_THE PROBLEM_
From the records below, copy out exactly the lines from the one containing "Rebuild this chart" to the one containing "from matplotlib.patches import Rectangle", both included. Add nothing else.

Saved entries:
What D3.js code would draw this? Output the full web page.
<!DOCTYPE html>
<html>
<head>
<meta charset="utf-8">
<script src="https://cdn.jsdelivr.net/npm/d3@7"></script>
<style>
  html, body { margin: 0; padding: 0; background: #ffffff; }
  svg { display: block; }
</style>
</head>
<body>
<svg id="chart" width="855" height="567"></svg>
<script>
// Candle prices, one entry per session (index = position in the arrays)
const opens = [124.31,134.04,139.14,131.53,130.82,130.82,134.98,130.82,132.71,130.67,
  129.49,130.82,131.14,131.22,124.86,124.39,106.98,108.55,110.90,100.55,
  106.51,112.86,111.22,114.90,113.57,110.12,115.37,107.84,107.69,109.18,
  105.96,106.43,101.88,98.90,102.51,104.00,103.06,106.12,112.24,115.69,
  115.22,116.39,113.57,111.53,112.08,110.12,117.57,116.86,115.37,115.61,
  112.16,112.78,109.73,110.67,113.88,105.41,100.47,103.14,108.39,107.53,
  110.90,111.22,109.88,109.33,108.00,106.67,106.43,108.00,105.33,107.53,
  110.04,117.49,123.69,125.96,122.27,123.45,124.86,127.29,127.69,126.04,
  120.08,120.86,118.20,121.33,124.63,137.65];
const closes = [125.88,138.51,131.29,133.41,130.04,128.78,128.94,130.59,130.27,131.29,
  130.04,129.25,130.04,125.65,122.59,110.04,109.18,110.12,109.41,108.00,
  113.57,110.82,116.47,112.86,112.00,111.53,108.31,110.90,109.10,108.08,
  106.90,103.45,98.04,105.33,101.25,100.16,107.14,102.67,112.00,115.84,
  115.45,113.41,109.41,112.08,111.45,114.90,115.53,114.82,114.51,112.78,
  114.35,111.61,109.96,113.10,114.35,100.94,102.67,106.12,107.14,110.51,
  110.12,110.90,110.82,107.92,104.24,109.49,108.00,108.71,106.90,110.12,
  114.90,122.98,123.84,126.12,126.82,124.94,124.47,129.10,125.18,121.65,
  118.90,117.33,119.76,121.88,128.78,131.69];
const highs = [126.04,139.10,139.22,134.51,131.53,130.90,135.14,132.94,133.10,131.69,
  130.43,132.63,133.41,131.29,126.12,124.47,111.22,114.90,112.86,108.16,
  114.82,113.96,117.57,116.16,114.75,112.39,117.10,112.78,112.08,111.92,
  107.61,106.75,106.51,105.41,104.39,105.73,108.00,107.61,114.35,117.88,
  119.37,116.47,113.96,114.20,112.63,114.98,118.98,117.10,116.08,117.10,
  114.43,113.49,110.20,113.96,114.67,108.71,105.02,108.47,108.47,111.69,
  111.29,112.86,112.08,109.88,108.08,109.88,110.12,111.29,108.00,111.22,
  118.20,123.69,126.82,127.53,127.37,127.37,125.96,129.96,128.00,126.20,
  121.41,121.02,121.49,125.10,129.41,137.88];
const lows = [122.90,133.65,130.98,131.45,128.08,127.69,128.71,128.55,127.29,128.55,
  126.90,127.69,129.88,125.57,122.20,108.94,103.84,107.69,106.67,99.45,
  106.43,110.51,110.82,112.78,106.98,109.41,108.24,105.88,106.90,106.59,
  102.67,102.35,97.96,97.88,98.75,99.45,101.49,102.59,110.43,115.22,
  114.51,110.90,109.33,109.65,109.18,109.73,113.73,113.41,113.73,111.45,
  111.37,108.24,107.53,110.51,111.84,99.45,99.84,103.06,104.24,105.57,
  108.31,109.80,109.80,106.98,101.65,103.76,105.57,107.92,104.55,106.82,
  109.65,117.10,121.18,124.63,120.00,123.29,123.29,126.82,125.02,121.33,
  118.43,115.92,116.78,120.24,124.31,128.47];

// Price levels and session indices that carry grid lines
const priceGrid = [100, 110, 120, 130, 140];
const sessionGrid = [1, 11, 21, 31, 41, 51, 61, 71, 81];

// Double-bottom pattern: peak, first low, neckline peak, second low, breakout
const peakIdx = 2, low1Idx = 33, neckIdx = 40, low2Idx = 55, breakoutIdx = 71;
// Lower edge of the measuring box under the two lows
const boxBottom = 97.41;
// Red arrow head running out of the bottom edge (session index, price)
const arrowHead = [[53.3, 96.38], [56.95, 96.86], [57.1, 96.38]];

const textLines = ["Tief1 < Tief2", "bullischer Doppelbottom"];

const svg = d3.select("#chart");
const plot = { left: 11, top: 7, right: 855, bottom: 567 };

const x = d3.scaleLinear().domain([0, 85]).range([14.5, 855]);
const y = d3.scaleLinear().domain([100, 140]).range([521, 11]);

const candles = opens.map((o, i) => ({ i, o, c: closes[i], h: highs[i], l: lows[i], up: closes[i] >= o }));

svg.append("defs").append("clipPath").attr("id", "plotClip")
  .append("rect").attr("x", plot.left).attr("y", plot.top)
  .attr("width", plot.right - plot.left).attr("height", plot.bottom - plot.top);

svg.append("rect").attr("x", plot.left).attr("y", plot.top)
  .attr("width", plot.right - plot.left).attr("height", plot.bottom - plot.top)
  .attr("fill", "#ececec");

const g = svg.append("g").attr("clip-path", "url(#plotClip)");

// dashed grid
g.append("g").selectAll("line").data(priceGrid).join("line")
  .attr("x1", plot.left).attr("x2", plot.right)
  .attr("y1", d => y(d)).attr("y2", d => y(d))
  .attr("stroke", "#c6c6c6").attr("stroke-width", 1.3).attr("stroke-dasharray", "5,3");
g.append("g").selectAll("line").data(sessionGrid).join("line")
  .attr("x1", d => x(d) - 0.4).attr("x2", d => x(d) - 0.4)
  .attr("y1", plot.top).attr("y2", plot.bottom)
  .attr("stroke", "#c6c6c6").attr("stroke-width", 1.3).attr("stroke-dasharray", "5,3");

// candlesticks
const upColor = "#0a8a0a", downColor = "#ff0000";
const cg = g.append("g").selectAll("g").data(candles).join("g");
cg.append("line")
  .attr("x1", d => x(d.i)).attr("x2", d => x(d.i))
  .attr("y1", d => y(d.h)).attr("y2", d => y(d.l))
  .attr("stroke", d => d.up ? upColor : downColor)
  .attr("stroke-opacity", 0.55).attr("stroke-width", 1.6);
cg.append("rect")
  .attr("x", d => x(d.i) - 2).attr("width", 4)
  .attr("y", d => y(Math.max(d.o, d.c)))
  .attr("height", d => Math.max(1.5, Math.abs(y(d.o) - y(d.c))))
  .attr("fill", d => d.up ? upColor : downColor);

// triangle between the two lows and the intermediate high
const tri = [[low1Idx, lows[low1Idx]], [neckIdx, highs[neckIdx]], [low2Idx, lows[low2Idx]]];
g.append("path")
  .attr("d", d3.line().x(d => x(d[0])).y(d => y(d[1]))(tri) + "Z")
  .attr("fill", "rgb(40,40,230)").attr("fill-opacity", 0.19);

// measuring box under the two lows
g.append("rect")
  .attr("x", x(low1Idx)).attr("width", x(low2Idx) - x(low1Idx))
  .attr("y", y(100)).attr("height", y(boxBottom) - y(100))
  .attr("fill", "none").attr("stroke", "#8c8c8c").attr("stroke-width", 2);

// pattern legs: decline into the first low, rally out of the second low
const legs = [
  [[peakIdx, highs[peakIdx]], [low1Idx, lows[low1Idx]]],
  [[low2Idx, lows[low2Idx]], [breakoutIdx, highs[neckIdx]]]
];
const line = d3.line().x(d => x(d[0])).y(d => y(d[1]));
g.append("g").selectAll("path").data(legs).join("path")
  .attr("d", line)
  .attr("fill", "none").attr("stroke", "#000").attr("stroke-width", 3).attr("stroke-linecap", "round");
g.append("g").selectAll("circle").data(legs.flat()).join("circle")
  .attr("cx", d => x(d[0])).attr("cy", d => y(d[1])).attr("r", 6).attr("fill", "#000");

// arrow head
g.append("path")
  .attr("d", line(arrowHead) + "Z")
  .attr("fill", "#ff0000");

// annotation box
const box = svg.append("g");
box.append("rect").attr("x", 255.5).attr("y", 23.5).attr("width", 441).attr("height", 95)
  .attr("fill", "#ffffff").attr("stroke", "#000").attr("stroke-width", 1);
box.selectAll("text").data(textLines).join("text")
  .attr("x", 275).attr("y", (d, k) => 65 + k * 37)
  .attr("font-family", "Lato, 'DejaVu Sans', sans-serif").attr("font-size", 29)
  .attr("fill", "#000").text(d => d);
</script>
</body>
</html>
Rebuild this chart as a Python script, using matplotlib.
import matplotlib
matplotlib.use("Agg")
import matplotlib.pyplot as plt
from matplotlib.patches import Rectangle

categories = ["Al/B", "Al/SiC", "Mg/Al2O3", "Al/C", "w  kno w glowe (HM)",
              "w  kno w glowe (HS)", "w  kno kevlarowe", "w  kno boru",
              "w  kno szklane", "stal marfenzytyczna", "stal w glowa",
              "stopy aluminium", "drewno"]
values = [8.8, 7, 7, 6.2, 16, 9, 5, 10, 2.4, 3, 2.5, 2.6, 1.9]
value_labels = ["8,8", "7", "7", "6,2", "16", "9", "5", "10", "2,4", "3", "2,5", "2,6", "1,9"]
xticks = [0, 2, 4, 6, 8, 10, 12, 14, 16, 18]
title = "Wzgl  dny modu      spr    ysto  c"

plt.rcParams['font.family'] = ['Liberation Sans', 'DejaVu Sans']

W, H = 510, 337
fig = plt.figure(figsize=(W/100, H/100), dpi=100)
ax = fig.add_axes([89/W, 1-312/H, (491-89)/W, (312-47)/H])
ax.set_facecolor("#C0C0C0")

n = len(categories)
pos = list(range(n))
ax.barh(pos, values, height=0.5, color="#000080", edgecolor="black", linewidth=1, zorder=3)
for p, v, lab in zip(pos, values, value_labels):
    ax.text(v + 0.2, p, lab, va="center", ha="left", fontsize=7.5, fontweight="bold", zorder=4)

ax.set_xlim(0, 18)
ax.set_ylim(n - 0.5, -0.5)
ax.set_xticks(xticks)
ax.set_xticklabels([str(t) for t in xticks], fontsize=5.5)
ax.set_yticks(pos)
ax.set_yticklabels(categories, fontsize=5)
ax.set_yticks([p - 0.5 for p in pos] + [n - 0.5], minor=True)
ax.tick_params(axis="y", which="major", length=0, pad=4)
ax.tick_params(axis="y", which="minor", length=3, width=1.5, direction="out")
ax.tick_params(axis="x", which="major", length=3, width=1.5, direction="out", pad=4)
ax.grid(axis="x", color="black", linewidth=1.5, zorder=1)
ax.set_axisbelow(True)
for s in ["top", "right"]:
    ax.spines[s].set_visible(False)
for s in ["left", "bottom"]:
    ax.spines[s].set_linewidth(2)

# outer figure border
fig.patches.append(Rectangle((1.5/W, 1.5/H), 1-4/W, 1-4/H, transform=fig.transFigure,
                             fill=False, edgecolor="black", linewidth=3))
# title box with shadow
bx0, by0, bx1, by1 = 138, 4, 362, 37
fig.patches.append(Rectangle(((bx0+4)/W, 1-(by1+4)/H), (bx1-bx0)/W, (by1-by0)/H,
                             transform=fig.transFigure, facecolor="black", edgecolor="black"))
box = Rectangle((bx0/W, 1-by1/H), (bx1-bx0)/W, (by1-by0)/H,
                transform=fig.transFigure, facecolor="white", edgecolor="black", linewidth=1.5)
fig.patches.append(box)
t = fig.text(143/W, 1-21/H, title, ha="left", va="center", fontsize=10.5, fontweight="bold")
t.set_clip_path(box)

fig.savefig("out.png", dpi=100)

_THE RESPONSE_
Rebuild this chart as a Python script, using matplotlib.
import matplotlib
matplotlib.use("Agg")
import matplotlib.pyplot as plt
from matplotlib.patches import Rectangle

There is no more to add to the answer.